On January 1, 2020, the California Consumer Privacy Act (“CCPA”) takes effect and will have an immediate impact on some regional businesses. The CCPA will require certain U.S. companies to implement privacy initiatives that will afford California residents increased data privacy rights. More importantly, the CCPA will likely serve as the foundation for a future omnibus federal privacy law. Becoming familiar with the CCPA requirements now and implementing policies and practices for compliance will better serve regional businesses in the future.
A Few Important Definitions
The CCPA includes a few terms-of-art that are important to understand the scope of the new law:
“Business” – a for-profit entity doing business in California that collects personal information regarding California residents.
“Doing Business” – companies that sell goods or services to California residents even though the business is not physically located in California.
“Personal Information” – information that identifies, relates to, describes, is capable of being associated with, or could reasonably be linked, directly or indirectly, with a particular California resident or household.
“Consumer” – A natural person who is a California resident, which includes every individual who is in the state for other than a temporary or transitory purpose, and every individual who is domiciled in the state who is outside the state for a temporary or transitory purpose.
“Sell” – includes selling, renting, releasing, disclosing, disseminating, making available, transferring, or otherwise communicating orally, in writing, or by electronic or other means, a consumer’s personal information by the business to another business or third party for monetary or valuable consideration.
Which Regional Businesses Must Comply?
The CCPA covers only businesses that meet one of the following three requirements:
- Have $25 million or more in annual revenue; or
- Possess the personal data of more than 50,000 “consumers, households, or devices” or
- Earn more than half of its annual revenue selling consumers’ personal data.
What Information Does the CCPA Not Cover?
The CCPA does not apply to information that is subject to other federal regulation including:
- Health Insurance Portability and Accountability Act (HIPAA);
- Gramm-Leach Bliley Act (GLBA);
- Fair Credit Reporting Act (FCRA); or
- Drivers’ Privacy Protection Act (DPPA).

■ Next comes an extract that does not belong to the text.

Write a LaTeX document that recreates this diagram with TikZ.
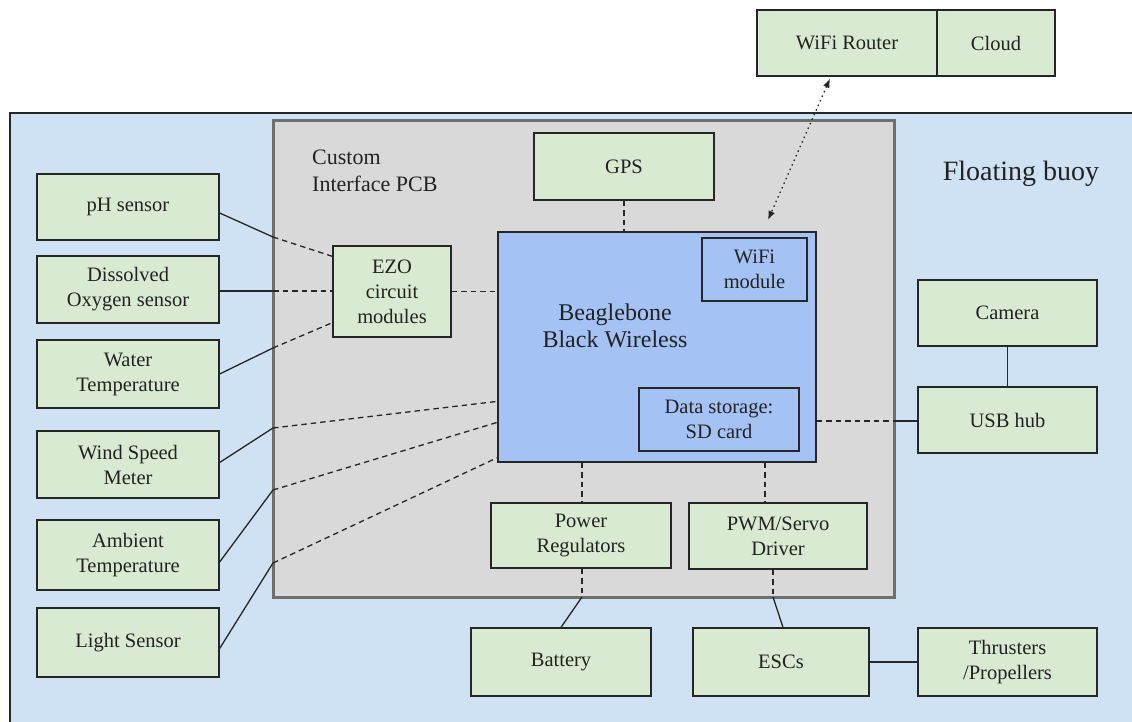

The CCPA will apply to entities covered by these laws to the extent they collect and process other personal information about consumers.
The CCPA does not apply to a business that collects a consumer’s personal information while that individual is outside California, no part of the sale of the consumer’s personal information occurred in California, and no personal information collected while the consumer was in California is sold.
What Data Privacy Rights are Given to California Residents?
- Whether their personal information is being collected;
- Ability to request the specific categories of information a business collects;
- Identify what personal information is being collected about them;
- Ability to “say no” to the sale of personal information; and
- Right to equal service and price.
How Should Regional Businesses Comply?
- Update Privacy Notices and Policies;
- Update Data Inventories, Business Processes, and Data Strategies;
- Implement Protocols to Ensure Consumer Rights;
- Make Security Updates;
- Update Third-Party Processor/Vendor Agreements; and
- Train employees handling customer inquiries.
What are the Penalties?
- Private right of action in instances where there is certain unauthorized access and exfiltration, theft, or disclosure of non-encrypted or non-redacted personal information.
- Statutory damages ranging from $100 to $750 per violation or actual damages, whichever is greater.
- Enforcement by the California Attorney General
- $7,500 per intentional violation and $2,500 for unintentional violations
What is the Outlook for the Privacy Landscape outside of CCPA?
In 2019, Nevada enacted a “Do Not Sell” Privacy Law. This took effect on October 1, 2019, and provides business with 90 days to respond to a request. This law applies to “covered information” as defined by Children's Online Privacy Protection Act (COPPA), and businesses must provide opt-outs of covered information sales. There is no private right of action under Nevada’s new law.
Other states that are debating legislation include New Jersey, Maine, Washington, New York, Connecticut, and Illinois. At the federal level, there is significant interest and serious bipartisan effort to draft a federal privacy bill in the Senate. Businesses are more willing to engage in a negotiation for an omnibus privacy bill with various states enacting or discussing privacy legislation with differing requirements. Privacy groups and a large block of California congressional members will push any federal omnibus bill to include large portions of the CCPA.
It is unlikely that a federal omnibus privacy bill will be debated during an election year, but it would not be surprising to see a bill introduced in the next several years. That bill is likely to look similar to the CCPA, so regional businesses should begin evaluating their privacy policies now even if the CCPA does not apply to them.